You: /ecg $PATH_TO_SAMPLE.npy

After this turn, you can ask any question for N turns and all answers after will be conditioned on this loaded ECG. We do not currently support adding additional ECGs into one conversation.

Key Flags

Flag Description
--torch_compile torch.compile the model
--data_subset Use dataset fraction for quick runs
--augment_ecg / --augment_rgb Enable augmentations
--perturb noise, zeros, or only_text
--optimizer adam, adamw, muon

Research

We list the research that has been conducted using this repository. Please feel free to add your own research here!

Contributions

We welcome contributions to the repository! Please feel free to open an issue or pull request for any bugs or features you would like to add. We are always looking for new ECG datasets to benchmark our methods on. If you have any recommendations, please let us know! Also, a good place to start is by looking at the TODO section.

For most processes, we have a --dev flag to run in a smaller scale and add some verbosity for debugging.

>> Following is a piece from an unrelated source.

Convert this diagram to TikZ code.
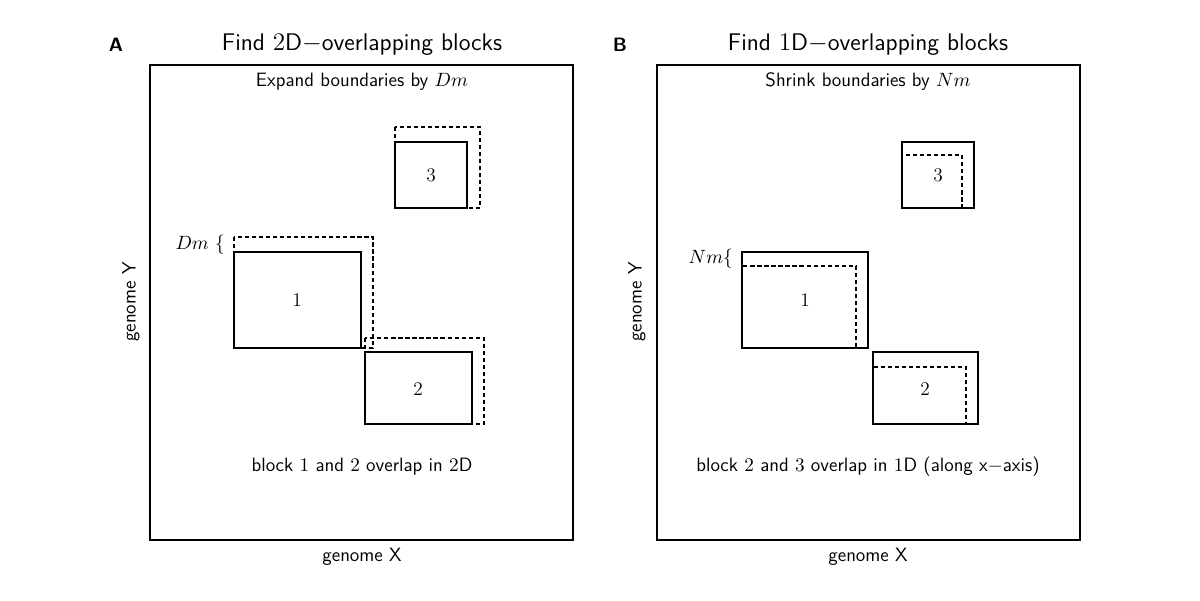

Feel free to add this flag when needed!

Contributors

We thank the following people for their contributions to the repository:

Acknowledgements

This work is done in collaboration with the Mario Lemieux Center for Heart Rhythm Care at Allegheny General Hospital.

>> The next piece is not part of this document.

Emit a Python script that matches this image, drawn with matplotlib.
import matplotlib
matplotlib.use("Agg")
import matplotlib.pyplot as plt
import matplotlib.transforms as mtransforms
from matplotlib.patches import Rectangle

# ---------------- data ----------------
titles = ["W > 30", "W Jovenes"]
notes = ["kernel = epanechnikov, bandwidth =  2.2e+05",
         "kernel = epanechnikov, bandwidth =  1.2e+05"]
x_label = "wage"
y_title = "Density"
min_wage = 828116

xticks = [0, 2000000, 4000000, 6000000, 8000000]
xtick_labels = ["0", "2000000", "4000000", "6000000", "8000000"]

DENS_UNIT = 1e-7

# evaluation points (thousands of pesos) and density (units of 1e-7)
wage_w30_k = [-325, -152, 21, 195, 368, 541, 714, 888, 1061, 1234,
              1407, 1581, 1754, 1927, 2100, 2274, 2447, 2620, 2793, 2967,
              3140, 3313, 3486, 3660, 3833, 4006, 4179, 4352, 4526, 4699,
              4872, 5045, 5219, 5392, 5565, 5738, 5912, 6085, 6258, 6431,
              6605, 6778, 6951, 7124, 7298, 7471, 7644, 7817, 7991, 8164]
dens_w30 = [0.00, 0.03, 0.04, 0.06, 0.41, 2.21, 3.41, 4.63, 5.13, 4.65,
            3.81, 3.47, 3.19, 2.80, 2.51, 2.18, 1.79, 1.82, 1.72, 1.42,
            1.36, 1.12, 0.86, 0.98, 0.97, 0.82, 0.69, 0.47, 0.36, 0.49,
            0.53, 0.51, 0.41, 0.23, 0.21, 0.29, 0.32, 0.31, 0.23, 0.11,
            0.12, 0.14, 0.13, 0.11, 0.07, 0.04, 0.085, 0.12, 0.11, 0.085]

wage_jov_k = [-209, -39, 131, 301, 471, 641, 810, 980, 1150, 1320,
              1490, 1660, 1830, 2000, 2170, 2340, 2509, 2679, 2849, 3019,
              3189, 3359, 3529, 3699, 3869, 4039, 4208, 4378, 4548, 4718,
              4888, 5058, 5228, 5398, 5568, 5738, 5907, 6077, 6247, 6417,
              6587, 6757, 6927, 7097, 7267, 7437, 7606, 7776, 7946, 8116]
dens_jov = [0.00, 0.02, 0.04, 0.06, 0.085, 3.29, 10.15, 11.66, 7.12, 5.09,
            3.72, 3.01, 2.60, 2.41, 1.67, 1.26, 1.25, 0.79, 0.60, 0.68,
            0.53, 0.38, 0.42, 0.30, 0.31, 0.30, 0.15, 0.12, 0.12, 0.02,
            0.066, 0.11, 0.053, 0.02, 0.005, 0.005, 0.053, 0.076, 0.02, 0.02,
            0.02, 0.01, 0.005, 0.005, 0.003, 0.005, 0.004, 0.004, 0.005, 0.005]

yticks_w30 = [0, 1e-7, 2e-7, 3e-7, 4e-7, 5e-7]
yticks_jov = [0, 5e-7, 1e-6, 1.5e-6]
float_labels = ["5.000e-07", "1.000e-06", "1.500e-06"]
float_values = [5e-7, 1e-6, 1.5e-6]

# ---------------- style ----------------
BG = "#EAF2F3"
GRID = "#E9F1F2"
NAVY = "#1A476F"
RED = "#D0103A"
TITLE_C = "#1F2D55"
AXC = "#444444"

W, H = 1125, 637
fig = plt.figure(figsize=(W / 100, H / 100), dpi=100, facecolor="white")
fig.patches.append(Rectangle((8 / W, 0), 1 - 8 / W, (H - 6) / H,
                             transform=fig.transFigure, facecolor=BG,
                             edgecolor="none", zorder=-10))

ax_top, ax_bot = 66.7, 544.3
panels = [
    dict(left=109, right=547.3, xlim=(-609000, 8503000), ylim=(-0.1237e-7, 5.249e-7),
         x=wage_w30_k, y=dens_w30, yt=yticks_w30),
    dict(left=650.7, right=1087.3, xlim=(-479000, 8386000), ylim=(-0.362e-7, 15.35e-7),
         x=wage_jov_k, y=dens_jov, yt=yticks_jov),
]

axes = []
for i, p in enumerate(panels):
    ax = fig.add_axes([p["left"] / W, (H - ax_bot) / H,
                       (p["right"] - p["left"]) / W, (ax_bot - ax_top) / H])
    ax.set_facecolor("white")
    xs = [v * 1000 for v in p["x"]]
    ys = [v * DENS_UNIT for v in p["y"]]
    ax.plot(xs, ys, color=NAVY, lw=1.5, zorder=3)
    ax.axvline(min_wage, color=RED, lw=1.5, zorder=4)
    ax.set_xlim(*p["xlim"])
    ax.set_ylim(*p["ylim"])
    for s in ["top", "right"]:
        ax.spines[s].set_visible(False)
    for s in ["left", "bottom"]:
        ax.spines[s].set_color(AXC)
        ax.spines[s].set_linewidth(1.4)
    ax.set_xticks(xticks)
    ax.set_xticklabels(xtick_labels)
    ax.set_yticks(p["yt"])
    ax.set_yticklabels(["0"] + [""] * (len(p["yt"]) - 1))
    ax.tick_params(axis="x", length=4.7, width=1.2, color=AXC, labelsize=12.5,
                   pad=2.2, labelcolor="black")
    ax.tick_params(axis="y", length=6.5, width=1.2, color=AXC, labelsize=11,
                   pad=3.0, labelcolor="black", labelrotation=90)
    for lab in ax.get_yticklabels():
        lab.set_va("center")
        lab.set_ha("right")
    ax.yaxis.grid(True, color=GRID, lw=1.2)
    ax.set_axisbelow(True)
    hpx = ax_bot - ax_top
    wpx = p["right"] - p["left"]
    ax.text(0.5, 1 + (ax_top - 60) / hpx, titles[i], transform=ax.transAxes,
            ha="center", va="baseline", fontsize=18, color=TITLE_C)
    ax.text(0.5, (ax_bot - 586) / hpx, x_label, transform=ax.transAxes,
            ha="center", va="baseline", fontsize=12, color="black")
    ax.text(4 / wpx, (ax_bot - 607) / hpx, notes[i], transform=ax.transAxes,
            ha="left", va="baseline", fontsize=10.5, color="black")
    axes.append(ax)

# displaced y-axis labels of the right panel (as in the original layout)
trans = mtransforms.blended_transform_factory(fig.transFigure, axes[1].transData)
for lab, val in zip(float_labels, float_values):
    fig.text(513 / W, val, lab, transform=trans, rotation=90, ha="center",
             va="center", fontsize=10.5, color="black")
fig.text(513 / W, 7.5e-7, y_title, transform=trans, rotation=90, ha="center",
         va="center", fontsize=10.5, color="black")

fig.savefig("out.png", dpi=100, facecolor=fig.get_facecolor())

We thank Chaojing Duan, Michael A. Rosenberg, Emerson Liu, Ding Zhao, Hyoeun Kang, Wenhao Ding, Haohong Lin, Shiqi Liu, Xiaoyu (Simon) Song, Tony Chen, Atharva Mhaskar, Zhepeng Cen, Yihang Yao, and Dylan Leong for their helpful discussions, feedbacks, and support in developing the initial ECG-Bench which turned into the current ELM repository.

We thank the authors of ECG-Byte, MERL, ST-MEM, ECG-QA, ECG-Chat, PULSE, and GEM for their code and publicly released datasets.

Lastly, we thank HuggingFace for providing the APIs for the models.

License

MIT, except st_mem.py, mlae.py, mtae.py which are CC BY-NC 4.0.